BM Genel Sekreteri Antonio Guterres, vahim durumu kabul etti ve bu hafta başlarında "daha fazla yardım yolda, ancak çok daha fazlasına ihtiyaç var." sözü verdi .

İdlib vilayetindeki Al-Shifa Hastanesi'nin hemşirelik bölümü başkanı Haitham Diab, enkaz altında kalanlar için umutların azalmasıyla birlikte, azalan gıda ve tıbbi malzemelerle dondurucu soğuklarda hayatta kalmaya çalışanlar arasında hayal kırıklığının arttığını söyledi.

"Depremden bu yana uğraşmak zorunda kaldığımız çok sayıda yaralanma, sağlık personelimiz üzerinde çok fazla baskı oluşturdu."

Cuma günü, ABD Hazine Bakanlığı'nın yaptırımlar tarafından yasaklanan yardımlara izin vermek için bir lisans verdiğini açıklamasının ardından Suriye hükümeti, insani yardımın kendi kontrolü dışındaki bölgelere ulaştırılmasını onayladığını söyledi.

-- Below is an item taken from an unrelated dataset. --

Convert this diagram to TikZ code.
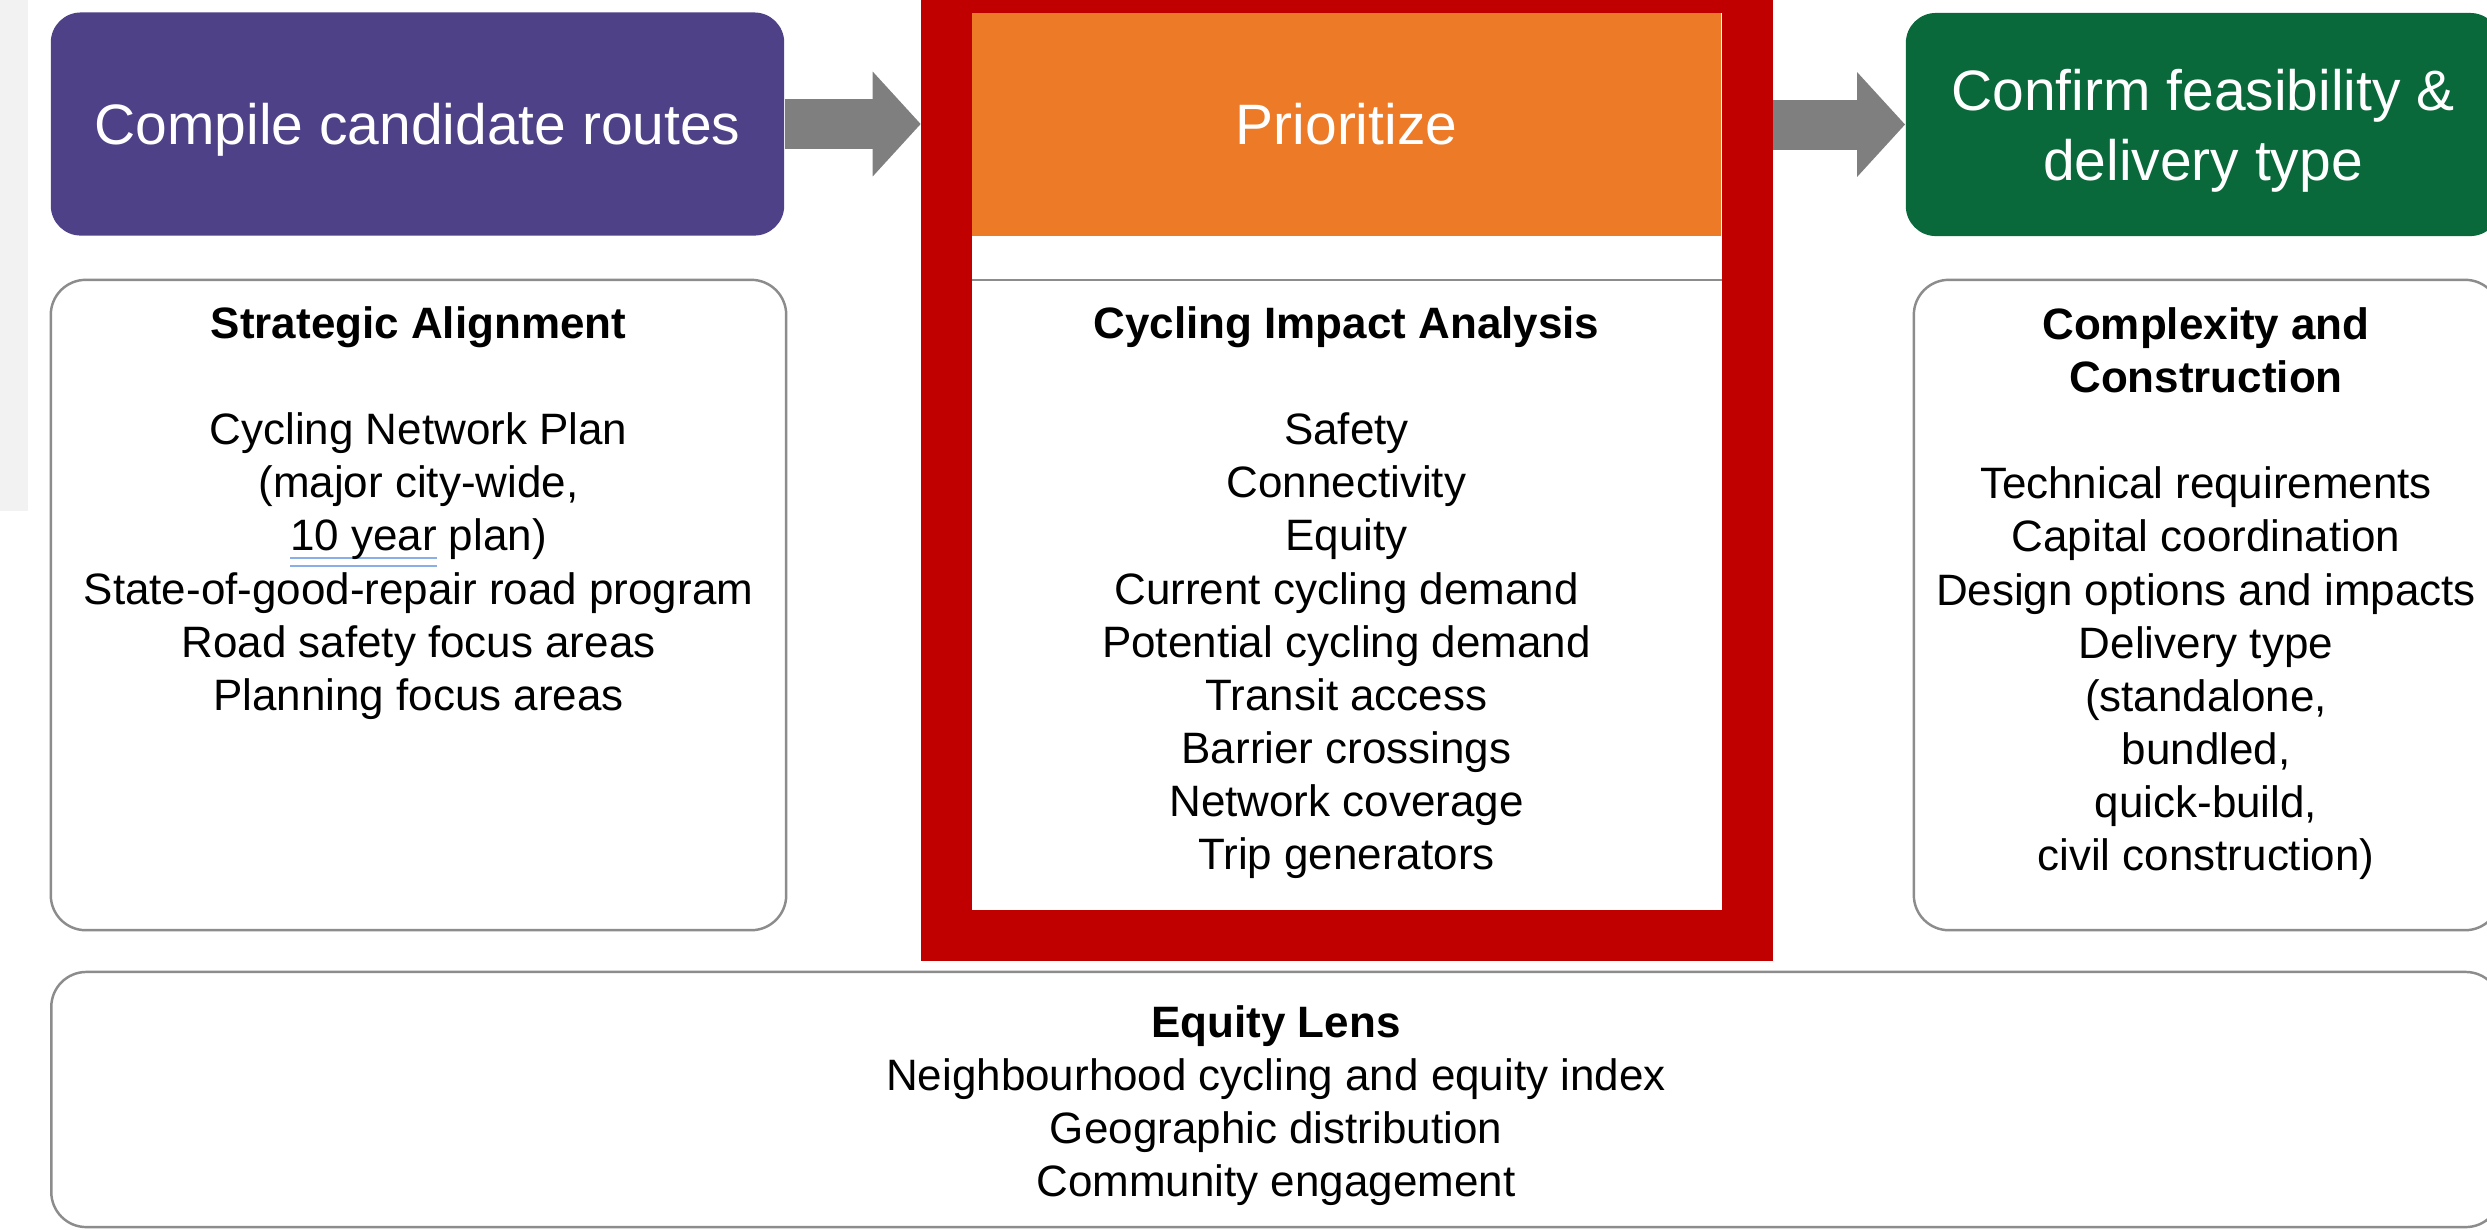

  • Ancak uzmanlar, hükümet güçlerinin isyancıların kontrolündeki bölgelerdeki okulları, hastaneleri ve fırınları defalarca hedef alması nedeniyle, Şam'ın aldığı herhangi bir yardımın muhalefet kontrolündeki bölgelere adil bir şekilde dağıtılmasına izin verme ihtimalinin çok düşük olduğunu söylüyor.

DSÖ Genel Direktörü Ghebreyesus, sosyal medyada yaptığı paylaşımda, ''Ülke genelindeki insanlara yardım etmek amacıyla Halep'e, Suriye'ye ulaştım. Hayatta kalanların karşı karşıya olduğu dondurucu hava, barınak, yiyecek, su, ısı ve tıbbi bakım sorunu gibi koşulları görmek beni üzüyor.'' ifadelerini kullandı.

Depremden sonra bile, asilerin elindeki bir köy hükümetin bombardımanından kurtulamadı.

Suriye hükümeti, yardımın doğrudan isyancıların kontrolündeki bölgelere gitmesine izin vermeyi de reddetti. BM tarafından 2014 yılında kurulan dört sınır ötesi yardım noktası, Şam ve Moskova tarafından kademeli olarak kapatılmış ve Bab al-Hawa sınır kapısı geriye kalan tek seçenek olarak kalmıştır.

Bab al-Hawa hastanesinin müdürü: "Yönetim ekibimiz, ek tıbbi malzeme için acil bir taleple Suriye Amerikan Tıp Derneği'ne (SAMS) ulaştı" dedi. "Sonunda biraz aldık ve yaralıların bir kısmını tedavi etmeye başladık." dedi.